──────── Data block ────────

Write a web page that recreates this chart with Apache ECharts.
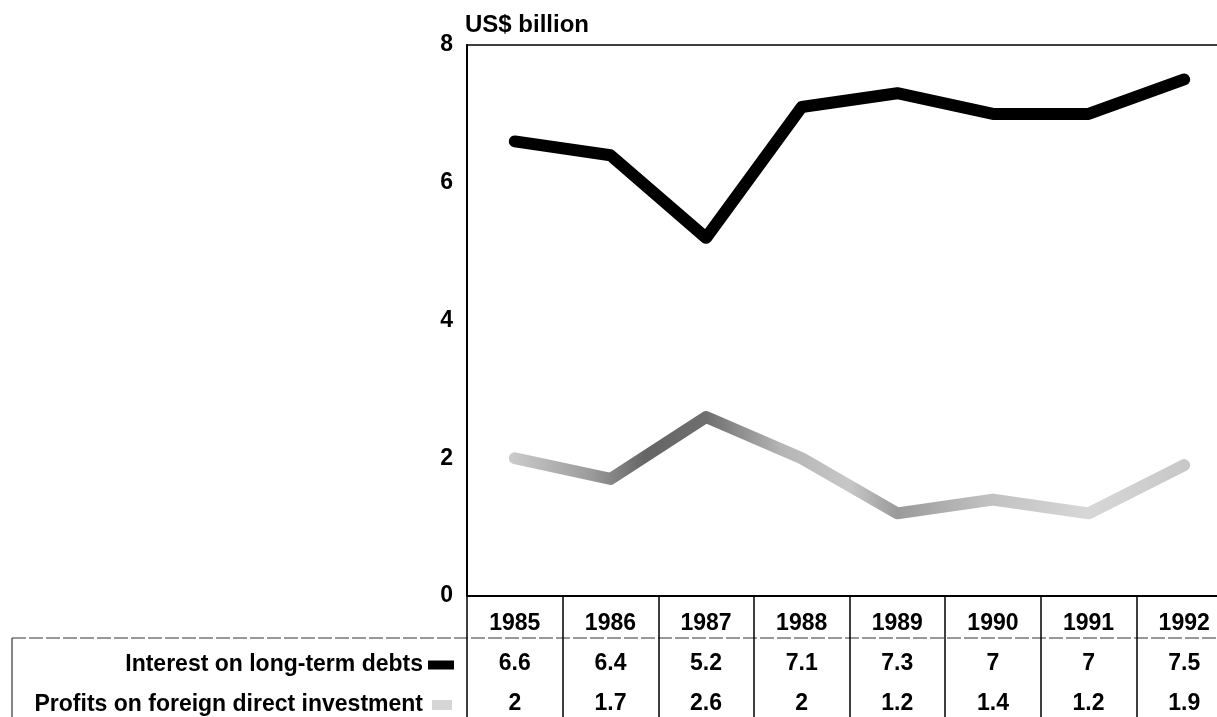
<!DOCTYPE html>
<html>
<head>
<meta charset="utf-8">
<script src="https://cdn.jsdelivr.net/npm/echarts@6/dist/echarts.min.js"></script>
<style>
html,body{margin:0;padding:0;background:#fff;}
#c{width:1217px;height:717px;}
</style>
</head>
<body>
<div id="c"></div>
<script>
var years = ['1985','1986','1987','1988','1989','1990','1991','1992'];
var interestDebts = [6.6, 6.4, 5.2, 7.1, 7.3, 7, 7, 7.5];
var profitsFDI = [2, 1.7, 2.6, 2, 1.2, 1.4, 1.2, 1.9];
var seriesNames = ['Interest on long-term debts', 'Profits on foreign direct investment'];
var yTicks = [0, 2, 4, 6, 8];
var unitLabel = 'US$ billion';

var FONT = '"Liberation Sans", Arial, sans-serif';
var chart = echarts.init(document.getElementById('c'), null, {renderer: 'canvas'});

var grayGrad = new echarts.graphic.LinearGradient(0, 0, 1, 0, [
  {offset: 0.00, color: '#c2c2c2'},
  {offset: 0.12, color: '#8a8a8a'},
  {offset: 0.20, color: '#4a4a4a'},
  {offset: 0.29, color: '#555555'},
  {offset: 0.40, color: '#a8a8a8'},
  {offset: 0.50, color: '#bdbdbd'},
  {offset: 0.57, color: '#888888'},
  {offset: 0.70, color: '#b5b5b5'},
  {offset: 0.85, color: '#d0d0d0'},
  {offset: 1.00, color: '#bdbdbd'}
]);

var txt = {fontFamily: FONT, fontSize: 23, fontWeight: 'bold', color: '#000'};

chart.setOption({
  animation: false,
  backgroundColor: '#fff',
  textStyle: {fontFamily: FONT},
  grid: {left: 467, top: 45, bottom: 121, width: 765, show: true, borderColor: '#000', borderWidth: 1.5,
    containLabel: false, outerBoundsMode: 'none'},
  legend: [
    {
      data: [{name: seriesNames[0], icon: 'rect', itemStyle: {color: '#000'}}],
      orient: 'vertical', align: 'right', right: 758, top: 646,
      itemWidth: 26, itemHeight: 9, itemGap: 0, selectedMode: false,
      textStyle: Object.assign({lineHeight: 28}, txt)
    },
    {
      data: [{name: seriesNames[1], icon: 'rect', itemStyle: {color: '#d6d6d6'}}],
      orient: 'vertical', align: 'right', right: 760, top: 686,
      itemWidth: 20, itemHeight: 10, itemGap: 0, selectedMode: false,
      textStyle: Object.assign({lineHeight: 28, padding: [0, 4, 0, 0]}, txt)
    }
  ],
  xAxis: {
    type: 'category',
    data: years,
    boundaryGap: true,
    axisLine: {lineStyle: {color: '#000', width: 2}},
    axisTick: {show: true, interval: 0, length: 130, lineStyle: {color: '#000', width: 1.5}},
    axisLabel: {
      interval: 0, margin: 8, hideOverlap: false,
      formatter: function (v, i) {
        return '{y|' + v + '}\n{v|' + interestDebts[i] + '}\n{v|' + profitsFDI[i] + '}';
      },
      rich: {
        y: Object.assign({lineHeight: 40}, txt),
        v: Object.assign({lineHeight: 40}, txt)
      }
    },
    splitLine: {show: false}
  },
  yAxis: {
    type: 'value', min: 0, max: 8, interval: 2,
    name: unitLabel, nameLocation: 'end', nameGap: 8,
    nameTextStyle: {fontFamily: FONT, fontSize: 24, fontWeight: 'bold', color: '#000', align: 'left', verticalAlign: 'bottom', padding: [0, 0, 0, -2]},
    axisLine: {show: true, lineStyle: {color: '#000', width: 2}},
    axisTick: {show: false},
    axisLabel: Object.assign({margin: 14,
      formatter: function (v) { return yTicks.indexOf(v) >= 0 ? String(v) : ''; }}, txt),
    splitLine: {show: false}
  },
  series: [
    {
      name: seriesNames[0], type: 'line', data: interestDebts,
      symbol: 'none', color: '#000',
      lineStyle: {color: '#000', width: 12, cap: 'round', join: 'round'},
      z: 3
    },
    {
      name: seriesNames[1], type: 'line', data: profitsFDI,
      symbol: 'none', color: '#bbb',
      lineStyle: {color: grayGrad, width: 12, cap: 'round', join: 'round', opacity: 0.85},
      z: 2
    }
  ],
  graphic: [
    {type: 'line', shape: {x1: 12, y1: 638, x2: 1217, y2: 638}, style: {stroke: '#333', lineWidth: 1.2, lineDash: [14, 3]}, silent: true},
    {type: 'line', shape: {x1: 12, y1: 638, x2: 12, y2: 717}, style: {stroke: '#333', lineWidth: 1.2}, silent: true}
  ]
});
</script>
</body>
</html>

────────

**What you have to do**
Without the pictures, copy the material exactly as given.

**Solution to this exercise**
Write a web page that recreates this chart with Apache ECharts.
<!DOCTYPE html>
<html>
<head>
<meta charset="utf-8">
<script src="https://cdn.jsdelivr.net/npm/echarts@6/dist/echarts.min.js"></script>
<style>
html,body{margin:0;padding:0;background:#fff;}
#c{width:1217px;height:717px;}
</style>
</head>
<body>
<div id="c"></div>
<script>
var years = ['1985','1986','1987','1988','1989','1990','1991','1992'];
var interestDebts = [6.6, 6.4, 5.2, 7.1, 7.3, 7, 7, 7.5];
var profitsFDI = [2, 1.7, 2.6, 2, 1.2, 1.4, 1.2, 1.9];
var seriesNames = ['Interest on long-term debts', 'Profits on foreign direct investment'];
var yTicks = [0, 2, 4, 6, 8];
var unitLabel = 'US$ billion';

var FONT = '"Liberation Sans", Arial, sans-serif';
var chart = echarts.init(document.getElementById('c'), null, {renderer: 'canvas'});

var grayGrad = new echarts.graphic.LinearGradient(0, 0, 1, 0, [
  {offset: 0.00, color: '#c2c2c2'},
  {offset: 0.12, color: '#8a8a8a'},
  {offset: 0.20, color: '#4a4a4a'},
  {offset: 0.29, color: '#555555'},
  {offset: 0.40, color: '#a8a8a8'},
  {offset: 0.50, color: '#bdbdbd'},
  {offset: 0.57, color: '#888888'},
  {offset: 0.70, color: '#b5b5b5'},
  {offset: 0.85, color: '#d0d0d0'},
  {offset: 1.00, color: '#bdbdbd'}
]);

var txt = {fontFamily: FONT, fontSize: 23, fontWeight: 'bold', color: '#000'};

chart.setOption({
  animation: false,
  backgroundColor: '#fff',
  textStyle: {fontFamily: FONT},
  grid: {left: 467, top: 45, bottom: 121, width: 765, show: true, borderColor: '#000', borderWidth: 1.5,
    containLabel: false, outerBoundsMode: 'none'},
  legend: [
    {
      data: [{name: seriesNames[0], icon: 'rect', itemStyle: {color: '#000'}}],
      orient: 'vertical', align: 'right', right: 758, top: 646,
      itemWidth: 26, itemHeight: 9, itemGap: 0, selectedMode: false,
      textStyle: Object.assign({lineHeight: 28}, txt)
    },
    {
      data: [{name: seriesNames[1], icon: 'rect', itemStyle: {color: '#d6d6d6'}}],
      orient: 'vertical', align: 'right', right: 760, top: 686,
      itemWidth: 20, itemHeight: 10, itemGap: 0, selectedMode: false,
      textStyle: Object.assign({lineHeight: 28, padding: [0, 4, 0, 0]}, txt)
    }
  ],
  xAxis: {
    type: 'category',
    data: years,
    boundaryGap: true,
    axisLine: {lineStyle: {color: '#000', width: 2}},
    axisTick: {show: true, interval: 0, length: 130, lineStyle: {color: '#000', width: 1.5}},
    axisLabel: {
      interval: 0, margin: 8, hideOverlap: false,
      formatter: function (v, i) {
        return '{y|' + v + '}\n{v|' + interestDebts[i] + '}\n{v|' + profitsFDI[i] + '}';
      },
      rich: {
        y: Object.assign({lineHeight: 40}, txt),
        v: Object.assign({lineHeight: 40}, txt)
      }
    },
    splitLine: {show: false}
  },
  yAxis: {
    type: 'value', min: 0, max: 8, interval: 2,
    name: unitLabel, nameLocation: 'end', nameGap: 8,
    nameTextStyle: {fontFamily: FONT, fontSize: 24, fontWeight: 'bold', color: '#000', align: 'left', verticalAlign: 'bottom', padding: [0, 0, 0, -2]},
    axisLine: {show: true, lineStyle: {color: '#000', width: 2}},
    axisTick: {show: false},
    axisLabel: Object.assign({margin: 14,
      formatter: function (v) { return yTicks.indexOf(v) >= 0 ? String(v) : ''; }}, txt),
    splitLine: {show: false}
  },
  series: [
    {
      name: seriesNames[0], type: 'line', data: interestDebts,
      symbol: 'none', color: '#000',
      lineStyle: {color: '#000', width: 12, cap: 'round', join: 'round'},
      z: 3
    },
    {
      name: seriesNames[1], type: 'line', data: profitsFDI,
      symbol: 'none', color: '#bbb',
      lineStyle: {color: grayGrad, width: 12, cap: 'round', join: 'round', opacity: 0.85},
      z: 2
    }
  ],
  graphic: [
    {type: 'line', shape: {x1: 12, y1: 638, x2: 1217, y2: 638}, style: {stroke: '#333', lineWidth: 1.2, lineDash: [14, 3]}, silent: true},
    {type: 'line', shape: {x1: 12, y1: 638, x2: 12, y2: 717}, style: {stroke: '#333', lineWidth: 1.2}, silent: true}
  ]
});
</script>
</body>
</html>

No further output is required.